When the Skype “rang” – all of us heard it and ran to the computer. Anna beat me by a few inches. We piled into the chairs and saw Papa again for the first time in too long (a day?) and then Tamera reaches over and put Jordan in his lap. I didn’t realize how much had been wound up inside of me until I saw him there on his lap. My overwhelming feeling was relief! Oh, such wonderful relief to see my son in the arms of family, in the arms of his Papa.
He is small and scrawny, but does not look unhealthy or starved at all. My kids are scrawny naturally, so he looks just fine to me! I wonder how much he will grow once he is home? He still sucks his fingers. His cheeks and hands are chapped and dry. I had the great joy of seeing them fix him his first bottle… I think it was pumpkin banana baby food mixed with a little water. He hadn’t eaten or had a drink since the morning…. except for some pieces of bread in the car. He drank that down quickly after we got the right nipple on the bottle. (Haberman nipple didn’t work. The lamb teat that we bought from the feed store worked great on an empty coke bottle though!) I’ll ask them for a picture of that! Then he ate half a thing of minestrone.

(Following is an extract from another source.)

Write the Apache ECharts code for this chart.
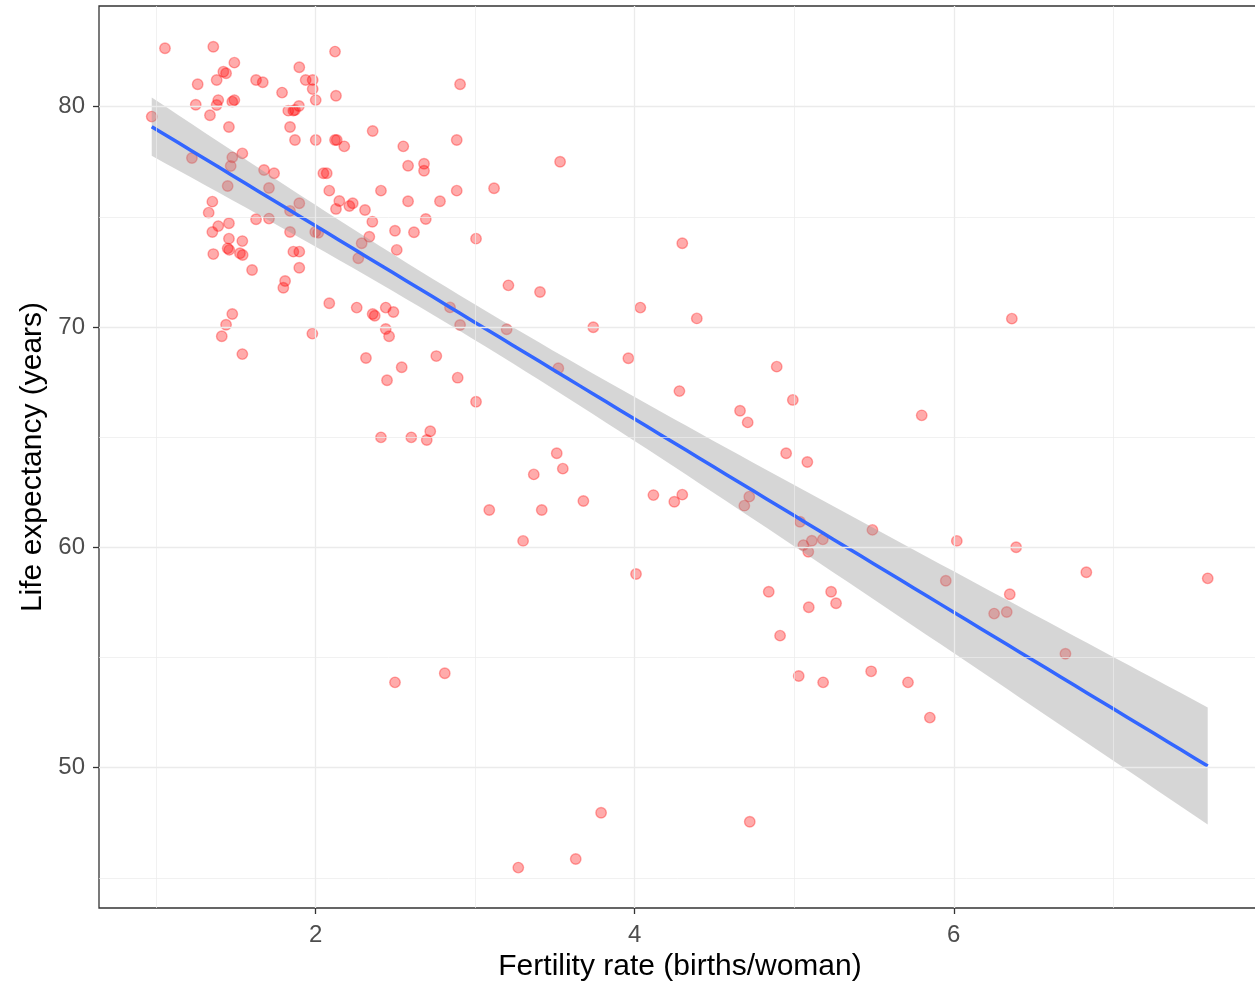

He bathed well, I hear – didn’t like washing his face. Then the wrapped him in awesome dinosaur jammies that I have longed to see him in! He played quietly in his crib for awhile and fell asleep on his face. Oooooh, I just love him!
Thank you Tami, for sacrificing so much energy and time and taking on this stress to be there. We are both so grateful for your support. So, so, so, grateful. Thank you Brian, for being my hero. In every way. I love you darling!
The girls are doing very well. They are wondering why the work week has lasted through the weekend without Papa being home, but they’re hanging in here like champs. They don’t seem unnerved by the proceedings and were really excited to see Jordan on Skype! They got to go to a friend’s house this mornign to play in a bouncy house. Thank you Amy for driving! Time to get pictures onto this blog post now! And eat lunch! For the first time since Brian left… I am really and truly hungry. Remember how I said I was relieved? Think I’ll go eat and then pass out now!
Brian, you continually exceed all my expectations. I am so proud of you, so blessed that you are my husband.